I need to get the HTML contents between a pair of given tags using a bash script. As an example, having the HTML code below:
BASH is probably the wrong tool for this. Try a Python script using the powerful Beautiful Soup library instead.
It will be more work upfront but in the long run (here: after one hour), the time savings will make up for the additional effort.
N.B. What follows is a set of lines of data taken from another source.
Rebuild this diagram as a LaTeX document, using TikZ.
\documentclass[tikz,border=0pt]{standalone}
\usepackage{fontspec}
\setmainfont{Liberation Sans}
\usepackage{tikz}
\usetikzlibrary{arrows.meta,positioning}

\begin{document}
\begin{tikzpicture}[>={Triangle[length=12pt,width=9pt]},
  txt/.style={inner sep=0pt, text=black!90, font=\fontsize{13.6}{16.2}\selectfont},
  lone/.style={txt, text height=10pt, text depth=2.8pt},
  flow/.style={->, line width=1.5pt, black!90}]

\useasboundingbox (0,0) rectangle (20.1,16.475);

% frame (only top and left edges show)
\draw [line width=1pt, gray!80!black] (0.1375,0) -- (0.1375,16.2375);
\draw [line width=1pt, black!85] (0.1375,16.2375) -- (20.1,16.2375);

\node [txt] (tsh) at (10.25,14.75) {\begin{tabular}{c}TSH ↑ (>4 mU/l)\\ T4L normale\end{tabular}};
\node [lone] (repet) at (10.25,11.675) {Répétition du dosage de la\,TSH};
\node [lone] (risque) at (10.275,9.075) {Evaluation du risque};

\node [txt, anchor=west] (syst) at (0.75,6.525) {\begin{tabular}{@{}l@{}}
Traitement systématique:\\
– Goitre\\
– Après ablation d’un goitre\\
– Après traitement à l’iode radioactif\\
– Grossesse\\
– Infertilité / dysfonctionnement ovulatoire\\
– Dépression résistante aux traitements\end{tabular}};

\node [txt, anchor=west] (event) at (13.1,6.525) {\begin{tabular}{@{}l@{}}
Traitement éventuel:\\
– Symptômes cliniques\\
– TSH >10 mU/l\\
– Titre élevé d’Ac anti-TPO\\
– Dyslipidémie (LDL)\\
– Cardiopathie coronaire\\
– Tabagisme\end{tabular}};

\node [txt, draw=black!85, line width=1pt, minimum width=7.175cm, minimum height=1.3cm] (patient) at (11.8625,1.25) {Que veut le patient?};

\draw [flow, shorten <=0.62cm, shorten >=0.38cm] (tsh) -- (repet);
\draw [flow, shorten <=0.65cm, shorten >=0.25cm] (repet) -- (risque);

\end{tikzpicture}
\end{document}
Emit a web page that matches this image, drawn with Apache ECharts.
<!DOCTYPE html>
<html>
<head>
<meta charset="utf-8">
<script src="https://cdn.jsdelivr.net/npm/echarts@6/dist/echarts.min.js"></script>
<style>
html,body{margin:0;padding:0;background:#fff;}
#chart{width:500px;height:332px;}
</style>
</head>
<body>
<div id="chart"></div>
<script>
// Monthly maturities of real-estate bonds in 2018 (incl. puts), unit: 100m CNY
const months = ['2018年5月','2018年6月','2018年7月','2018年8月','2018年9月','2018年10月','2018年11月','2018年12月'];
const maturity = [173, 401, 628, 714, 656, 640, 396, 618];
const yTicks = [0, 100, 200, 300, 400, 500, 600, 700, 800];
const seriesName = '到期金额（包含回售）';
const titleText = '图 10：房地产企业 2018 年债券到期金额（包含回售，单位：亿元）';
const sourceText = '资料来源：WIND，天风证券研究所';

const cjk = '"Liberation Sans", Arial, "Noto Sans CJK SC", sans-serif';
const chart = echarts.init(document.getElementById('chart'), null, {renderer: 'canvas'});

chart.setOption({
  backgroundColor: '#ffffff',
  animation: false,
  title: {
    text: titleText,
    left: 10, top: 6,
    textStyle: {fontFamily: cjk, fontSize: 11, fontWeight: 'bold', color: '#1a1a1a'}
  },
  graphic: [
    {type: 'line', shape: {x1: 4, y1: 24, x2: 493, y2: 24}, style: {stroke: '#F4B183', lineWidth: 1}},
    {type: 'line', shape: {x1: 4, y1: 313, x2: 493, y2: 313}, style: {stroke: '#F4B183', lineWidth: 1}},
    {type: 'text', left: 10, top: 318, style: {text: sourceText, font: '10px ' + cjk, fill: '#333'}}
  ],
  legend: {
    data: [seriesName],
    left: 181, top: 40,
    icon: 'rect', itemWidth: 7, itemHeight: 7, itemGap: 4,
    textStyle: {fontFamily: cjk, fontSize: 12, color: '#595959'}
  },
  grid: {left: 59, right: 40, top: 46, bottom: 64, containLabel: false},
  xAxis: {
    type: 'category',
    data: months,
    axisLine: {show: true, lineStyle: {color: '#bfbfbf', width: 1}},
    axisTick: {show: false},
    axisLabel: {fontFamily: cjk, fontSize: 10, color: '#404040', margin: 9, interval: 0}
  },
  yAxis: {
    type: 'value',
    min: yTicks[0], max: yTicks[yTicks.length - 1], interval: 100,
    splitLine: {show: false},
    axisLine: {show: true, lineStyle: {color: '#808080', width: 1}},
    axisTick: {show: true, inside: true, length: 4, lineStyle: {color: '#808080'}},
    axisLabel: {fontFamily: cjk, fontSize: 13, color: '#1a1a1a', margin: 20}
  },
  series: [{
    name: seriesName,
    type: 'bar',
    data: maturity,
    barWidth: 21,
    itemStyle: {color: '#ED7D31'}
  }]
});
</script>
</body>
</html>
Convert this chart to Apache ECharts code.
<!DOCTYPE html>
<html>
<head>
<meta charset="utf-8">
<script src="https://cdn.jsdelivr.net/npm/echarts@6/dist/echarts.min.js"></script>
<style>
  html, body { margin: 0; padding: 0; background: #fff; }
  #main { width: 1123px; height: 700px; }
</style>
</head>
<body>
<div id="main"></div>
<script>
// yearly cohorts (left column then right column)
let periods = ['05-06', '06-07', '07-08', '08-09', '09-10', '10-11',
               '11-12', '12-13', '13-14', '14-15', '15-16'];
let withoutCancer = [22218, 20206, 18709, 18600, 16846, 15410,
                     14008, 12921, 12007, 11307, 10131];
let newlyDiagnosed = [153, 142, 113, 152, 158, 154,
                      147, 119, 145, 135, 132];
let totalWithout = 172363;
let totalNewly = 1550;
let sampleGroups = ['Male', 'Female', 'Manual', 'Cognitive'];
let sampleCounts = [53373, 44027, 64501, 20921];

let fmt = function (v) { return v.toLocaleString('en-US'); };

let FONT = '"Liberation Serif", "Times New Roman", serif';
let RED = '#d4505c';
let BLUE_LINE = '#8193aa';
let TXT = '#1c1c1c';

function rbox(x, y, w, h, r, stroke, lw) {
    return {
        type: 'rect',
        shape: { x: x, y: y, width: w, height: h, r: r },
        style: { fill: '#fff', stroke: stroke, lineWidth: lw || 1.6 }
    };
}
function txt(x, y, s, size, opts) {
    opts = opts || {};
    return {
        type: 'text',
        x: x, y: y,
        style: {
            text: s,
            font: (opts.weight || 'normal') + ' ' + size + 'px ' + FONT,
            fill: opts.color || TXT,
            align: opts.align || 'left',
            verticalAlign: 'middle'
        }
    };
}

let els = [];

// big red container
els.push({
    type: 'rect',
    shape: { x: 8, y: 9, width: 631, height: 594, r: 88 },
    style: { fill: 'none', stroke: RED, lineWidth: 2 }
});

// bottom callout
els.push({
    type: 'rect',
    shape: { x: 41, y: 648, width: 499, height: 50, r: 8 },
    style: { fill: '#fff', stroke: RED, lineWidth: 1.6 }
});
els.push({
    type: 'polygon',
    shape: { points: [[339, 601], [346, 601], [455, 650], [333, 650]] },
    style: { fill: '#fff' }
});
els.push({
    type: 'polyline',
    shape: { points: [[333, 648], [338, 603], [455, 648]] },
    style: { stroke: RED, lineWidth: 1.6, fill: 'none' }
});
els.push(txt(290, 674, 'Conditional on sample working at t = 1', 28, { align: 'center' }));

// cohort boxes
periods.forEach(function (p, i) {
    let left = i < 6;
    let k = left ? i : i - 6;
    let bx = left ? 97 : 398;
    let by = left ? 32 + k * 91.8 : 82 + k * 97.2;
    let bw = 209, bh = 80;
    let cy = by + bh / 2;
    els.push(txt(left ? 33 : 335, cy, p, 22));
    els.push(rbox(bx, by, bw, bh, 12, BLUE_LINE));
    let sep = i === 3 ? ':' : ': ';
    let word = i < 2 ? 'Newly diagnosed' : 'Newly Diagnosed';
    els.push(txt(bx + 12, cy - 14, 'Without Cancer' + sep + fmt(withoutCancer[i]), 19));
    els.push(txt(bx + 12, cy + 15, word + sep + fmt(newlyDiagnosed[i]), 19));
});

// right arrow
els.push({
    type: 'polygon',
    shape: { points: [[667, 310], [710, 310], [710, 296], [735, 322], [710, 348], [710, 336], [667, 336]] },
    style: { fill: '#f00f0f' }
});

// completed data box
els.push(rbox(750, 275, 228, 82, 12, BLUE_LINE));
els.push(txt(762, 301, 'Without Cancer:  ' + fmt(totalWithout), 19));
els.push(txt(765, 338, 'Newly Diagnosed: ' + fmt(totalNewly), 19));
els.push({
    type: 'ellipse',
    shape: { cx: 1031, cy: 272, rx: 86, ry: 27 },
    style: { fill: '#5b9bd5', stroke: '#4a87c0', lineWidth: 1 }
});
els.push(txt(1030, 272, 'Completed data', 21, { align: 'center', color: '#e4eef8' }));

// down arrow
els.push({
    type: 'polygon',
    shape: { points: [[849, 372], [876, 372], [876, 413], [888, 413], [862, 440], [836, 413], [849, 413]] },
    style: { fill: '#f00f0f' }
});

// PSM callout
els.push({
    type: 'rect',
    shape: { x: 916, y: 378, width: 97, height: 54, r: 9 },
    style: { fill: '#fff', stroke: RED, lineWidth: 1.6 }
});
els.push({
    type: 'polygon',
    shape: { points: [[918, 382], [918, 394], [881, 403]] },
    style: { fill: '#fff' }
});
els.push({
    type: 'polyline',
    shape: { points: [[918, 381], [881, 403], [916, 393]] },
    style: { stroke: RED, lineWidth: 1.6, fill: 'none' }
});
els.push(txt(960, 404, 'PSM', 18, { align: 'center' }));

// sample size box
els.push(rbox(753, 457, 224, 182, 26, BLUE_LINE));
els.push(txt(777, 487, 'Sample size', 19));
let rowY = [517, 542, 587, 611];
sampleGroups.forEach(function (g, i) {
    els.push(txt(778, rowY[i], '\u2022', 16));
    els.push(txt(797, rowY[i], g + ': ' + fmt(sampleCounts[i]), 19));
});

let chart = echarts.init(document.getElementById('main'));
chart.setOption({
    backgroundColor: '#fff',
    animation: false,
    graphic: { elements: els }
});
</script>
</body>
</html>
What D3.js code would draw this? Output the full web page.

Another option is to use the multi-platform xidel
utility (home page on SourceForge, GitHub repository), which can handle both XML and HTML:
xidel in.html -e '/html/body/node()' --printed-node-format=html
Forgetting Bash due it's limitation, you can use nokogiri as command line util, as explained here.
Example:
curl -s http://example.com/ | nokogiri -e 'puts $_.search('\''a'\'')'
plain text processing is not good for html/xml parsing. I hope this could give you some idea:
kent$ xmllint --xpath "//body" f.html
<body>
text
<div>
text2
<div>
text3
</div>
</div>
</body>
Using sed in shell/bash, so you needn't install something else.
tag=body
sed -n "/<$tag>/,/<\/$tag>/p" file
Personally I find it very useful to use hxselect
command (often with help of hxclean
) from package html-xml-utils. The latter fixes (sometimes broken) HTML file to correct XML file and the first one allows to use CSS selectors to get the node(s) you need. With use of the -c
option, it strips surrounding tags. All these commands work on stdin and stdout. So in your case you should execute:
$ hxselect -c body <<HTML
<html>
<head>
</head>
<body>
text
<div>
text2
<div>
text3
</div>
</div>
</body>
</html>
HTML
to get what you need. Plain and simple.